Il Sinodo è un evento in cui si rende particolarmente evidente che il Successore di Pietro, nell'adempimento del suo ufficio, è sempre congiunto nella comunione con gli altri Vescovi e con tutta la Chiesa.240 «  Spetta al Sinodo dei Vescovi &endash; stabilisce al riguardo il Codice di Diritto Canonico &endash; discutere sulle questioni da trattare ed esprimere propri voti, non però dirimerle ed emanare decreti su di esse, a meno che in casi determinati il Romano Pontefice, cui spetta in questo caso ratificare le decisioni del Sinodo, non abbia concesso potestà deliberativa  ».241 Il fatto che il Sinodo abbia normalmente una funzione solo consultiva non ne diminuisce l'importanza. Nella Chiesa, infatti, il fine di qualsiasi organo collegiale, consultivo o deliberativo che sia, è sempre la ricerca della verità o del bene della Chiesa. Quando poi si tratta della verifica della medesima fede, il consensus Ecclesiae non è dato dal computo dei voti, ma è frutto dell'azione dello Spirito, anima dell'unica Chiesa di Cristo.

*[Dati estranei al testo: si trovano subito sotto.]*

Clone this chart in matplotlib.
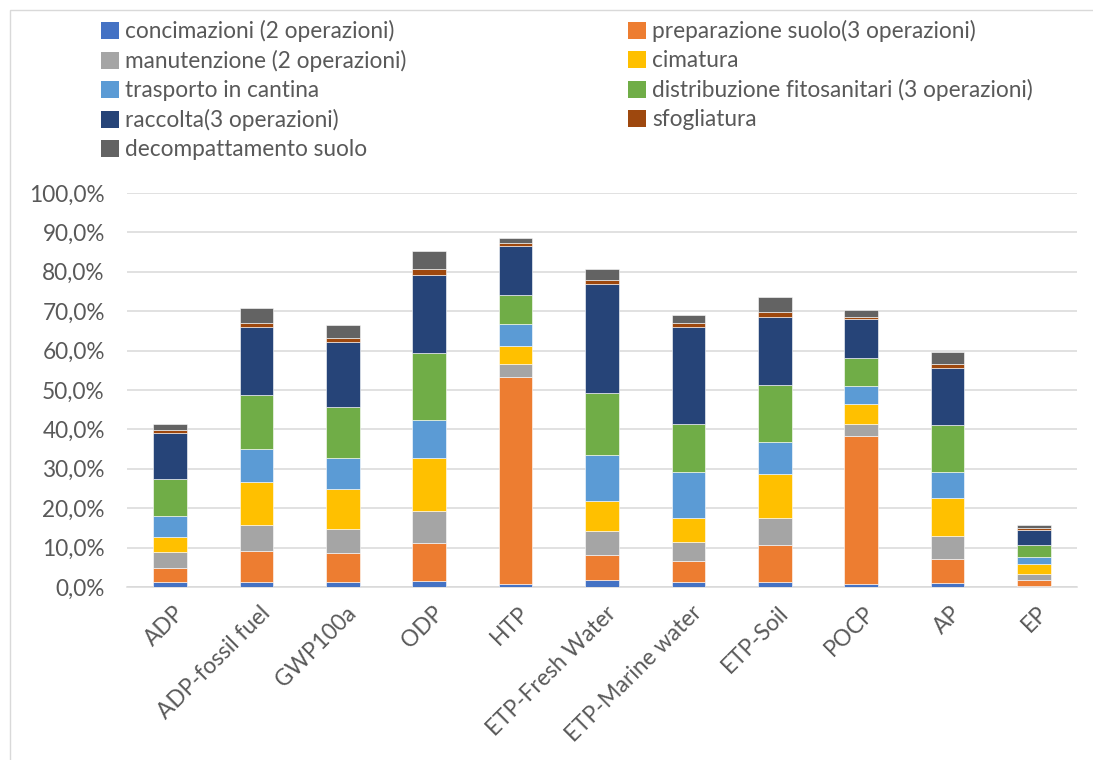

Proprio perché il Sinodo è al servizio della verità e della Chiesa, come espressione della vera corresponsabilità da parte di tutto l'episcopato in unione con il suo Capo riguardo al bene della Chiesa, nel dare il voto o consultivo o deliberativo i Vescovi, insieme agli altri membri del Sinodo, esprimono comunque la partecipazione al governo della Chiesa universale. Come il mio predecessore di v. m. Paolo VI, anche io ho sempre fatto tesoro delle proposte e dei pareri espressi dai Padri sinodali, facendoli entrare nel processo di elaborazione del documento che raccoglie i risultati del Sinodo, e che proprio per questo amo qualificare come «  post-sinodale  ».